Pine Island Glacier (PIG) is a large ice stream glacier, and the fastest melting glacier in Antarctica, responsible for about 25% of Antarctica's ice loss. The glacier ice streams flow west-northwest along the south side of the Hudson Mountains into Pine Island Bay, Amundsen Sea, Antarctica. It was mapped by the United States Geological Survey (USGS) from surveys and United States Navy (USN) air photos, 1960–66, and named by the Advisory Committee on Antarctic Names (US-ACAN) in association with Pine Island Bay.

The area drained by Pine Island Glacier comprises about 10 % of the West Antarctic Ice Sheet. Satellite measurements have shown that the Pine Island Glacier Basin has a greater net contribution of ice to the sea than any other ice drainage basin in the world and this has increased due to recent acceleration of the ice stream.

The ice stream is extremely remote, with the nearest continually occupied research station at Rothera, nearly 1,300 km (810 mi) away. The area is not claimed by any nations and the Antarctic Treaty prohibits any new claims while it is in force.

The Antarctic ice sheet is the largest mass of ice on earth, containing a volume of water equivalent to 57 m (187 ft) of global sea level. The ice sheet forms from snow which falls onto the continent and compacts under its own weight.

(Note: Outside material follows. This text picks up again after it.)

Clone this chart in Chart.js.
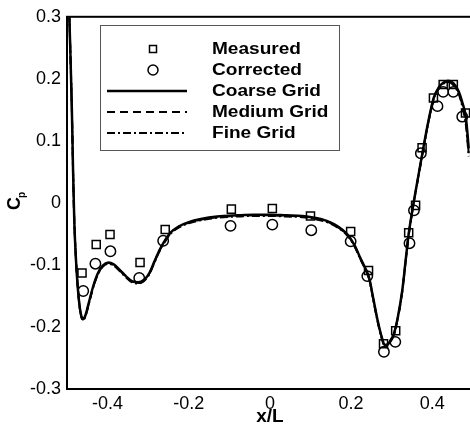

The ice then moves under its own weight toward the edges of the continent. Most of this transport to the sea is by ice streams (faster moving channels of ice surrounded by slower moving ice walls) and outlet glaciers. The Antarctic ice sheet consists of the large, relatively stable, East Antarctic Ice Sheet and a smaller, less stable, West Antarctic Ice Sheet. The West Antarctic Ice Sheet is drained into the sea by several large ice streams, most of which flow into either the Ross Ice Shelf, or the Filchner-Ronne Ice Shelf. Pine Island and Thwaites Glaciers are two major West Antarctic ice streams which do not flow into a large ice shelf. They are part of an area called the Amundsen Sea Embayment. A total area of 175,000 km2 (68,000 sq mi), 10 percent of the West Antarctic Ice Sheet, drains out to the sea via Pine Island Glacier, this area is known as the Pine Island Glacier drainage basin.